▸ EXERCISE PROMPT
Retype only the lines from the top of the records to the line with "ax.yaxis.label.set_verticalalignment('center')", including that line but none of the pictures.

▸ DATA TO PROCESS
------------
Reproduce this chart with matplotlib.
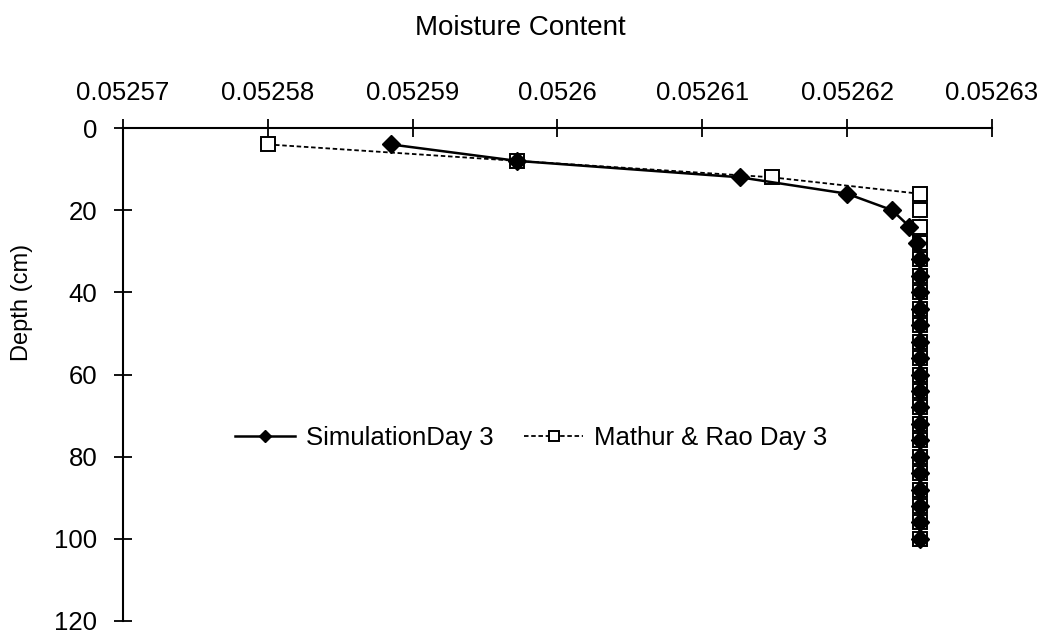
import numpy as np
import matplotlib
matplotlib.use("Agg")
import matplotlib.pyplot as plt

plt.rcParams['font.family'] = ['Liberation Sans', 'DejaVu Sans']

# depth (cm), every 4 cm
depth = list(range(4, 101, 4))

sim = [0.0525885, 0.0525972, 0.0526126, 0.0526200, 0.0526231, 0.0526243, 0.0526248] + [0.052625] * 18
mathur = [0.052580, 0.0525972, 0.0526148, 0.052625] + [0.052625] * 21

xticks = [0.05257, 0.05258, 0.05259, 0.0526, 0.05261, 0.05262, 0.05263]
xlabels = ['0.05257', '0.05258', '0.05259', '0.0526', '0.05261', '0.05262', '0.05263']
yticks = [0, 20, 40, 60, 80, 100, 120]

fs = 18.5

fig = plt.figure(figsize=(10.5, 6.4), dpi=100)
ax = fig.add_axes([123/1050, 1 - 621/640, (992-123)/1050, (621-128)/640])

ax.plot(mathur, depth, linestyle=(0, (2.5, 1.5)), color='black', lw=1.3,
        marker='s', markersize=10.5, markerfacecolor='white', markeredgecolor='black',
        markeredgewidth=1.4, label='Mathur & Rao Day 3')
ax.plot(sim, depth, linestyle='-', color='black', lw=1.8,
        marker='D', markersize=9, markerfacecolor='black', markeredgecolor='black',
        label='SimulationDay 3')

ax.set_xlim(0.05257, 0.05263)
ax.set_ylim(120, 0)
ax.xaxis.tick_top()
ax.xaxis.set_label_position('top')
ax.set_xticks(xticks)
ax.set_xticklabels(xlabels)
ax.set_yticks(yticks)
ax.tick_params(direction='inout', length=13, width=1.3, labelsize=fs)
ax.tick_params(axis='y', pad=12)
ax.tick_params(axis='x', pad=10)
for s in ['right', 'bottom']:
    ax.spines[s].set_visible(False)
for s in ['left', 'top']:
    ax.spines[s].set_linewidth(1.5)

ax.set_xlabel('Moisture Content', fontsize=20)
ax.xaxis.set_label_coords(0.457, 1.203)
ax.xaxis.label.set_verticalalignment('center')
ax.set_ylabel('Depth (cm)', fontsize=17)
ax.yaxis.set_label_coords(-0.116, 0.647)
ax.yaxis.label.set_verticalalignment('center')

h, l = ax.get_legend_handles_labels()
ax.legend([h[1], h[0]], [l[1], l[0]], loc='center', bbox_to_anchor=(0.47, 0.371),
          ncol=2, frameon=False, fontsize=fs, handlelength=2.3, columnspacing=1.2,
          handletextpad=0.43, markerscale=0.7)

fig.savefig('out.png', dpi=100)
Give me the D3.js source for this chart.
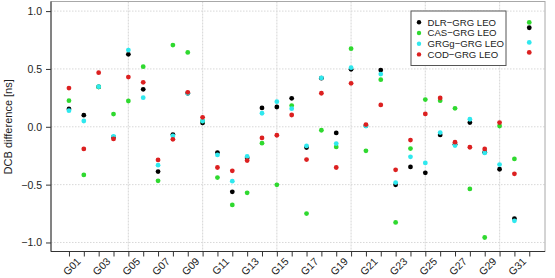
------------
▸ TASK RESPONSE
Reproduce this chart with matplotlib.
import numpy as np
import matplotlib
matplotlib.use("Agg")
import matplotlib.pyplot as plt

plt.rcParams['font.family'] = ['Liberation Sans', 'DejaVu Sans']

# depth (cm), every 4 cm
depth = list(range(4, 101, 4))

sim = [0.0525885, 0.0525972, 0.0526126, 0.0526200, 0.0526231, 0.0526243, 0.0526248] + [0.052625] * 18
mathur = [0.052580, 0.0525972, 0.0526148, 0.052625] + [0.052625] * 21

xticks = [0.05257, 0.05258, 0.05259, 0.0526, 0.05261, 0.05262, 0.05263]
xlabels = ['0.05257', '0.05258', '0.05259', '0.0526', '0.05261', '0.05262', '0.05263']
yticks = [0, 20, 40, 60, 80, 100, 120]

fs = 18.5

fig = plt.figure(figsize=(10.5, 6.4), dpi=100)
ax = fig.add_axes([123/1050, 1 - 621/640, (992-123)/1050, (621-128)/640])

ax.plot(mathur, depth, linestyle=(0, (2.5, 1.5)), color='black', lw=1.3,
        marker='s', markersize=10.5, markerfacecolor='white', markeredgecolor='black',
        markeredgewidth=1.4, label='Mathur & Rao Day 3')
ax.plot(sim, depth, linestyle='-', color='black', lw=1.8,
        marker='D', markersize=9, markerfacecolor='black', markeredgecolor='black',
        label='SimulationDay 3')

ax.set_xlim(0.05257, 0.05263)
ax.set_ylim(120, 0)
ax.xaxis.tick_top()
ax.xaxis.set_label_position('top')
ax.set_xticks(xticks)
ax.set_xticklabels(xlabels)
ax.set_yticks(yticks)
ax.tick_params(direction='inout', length=13, width=1.3, labelsize=fs)
ax.tick_params(axis='y', pad=12)
ax.tick_params(axis='x', pad=10)
for s in ['right', 'bottom']:
    ax.spines[s].set_visible(False)
for s in ['left', 'top']:
    ax.spines[s].set_linewidth(1.5)

ax.set_xlabel('Moisture Content', fontsize=20)
ax.xaxis.set_label_coords(0.457, 1.203)
ax.xaxis.label.set_verticalalignment('center')
ax.set_ylabel('Depth (cm)', fontsize=17)
ax.yaxis.set_label_coords(-0.116, 0.647)
ax.yaxis.label.set_verticalalignment('center')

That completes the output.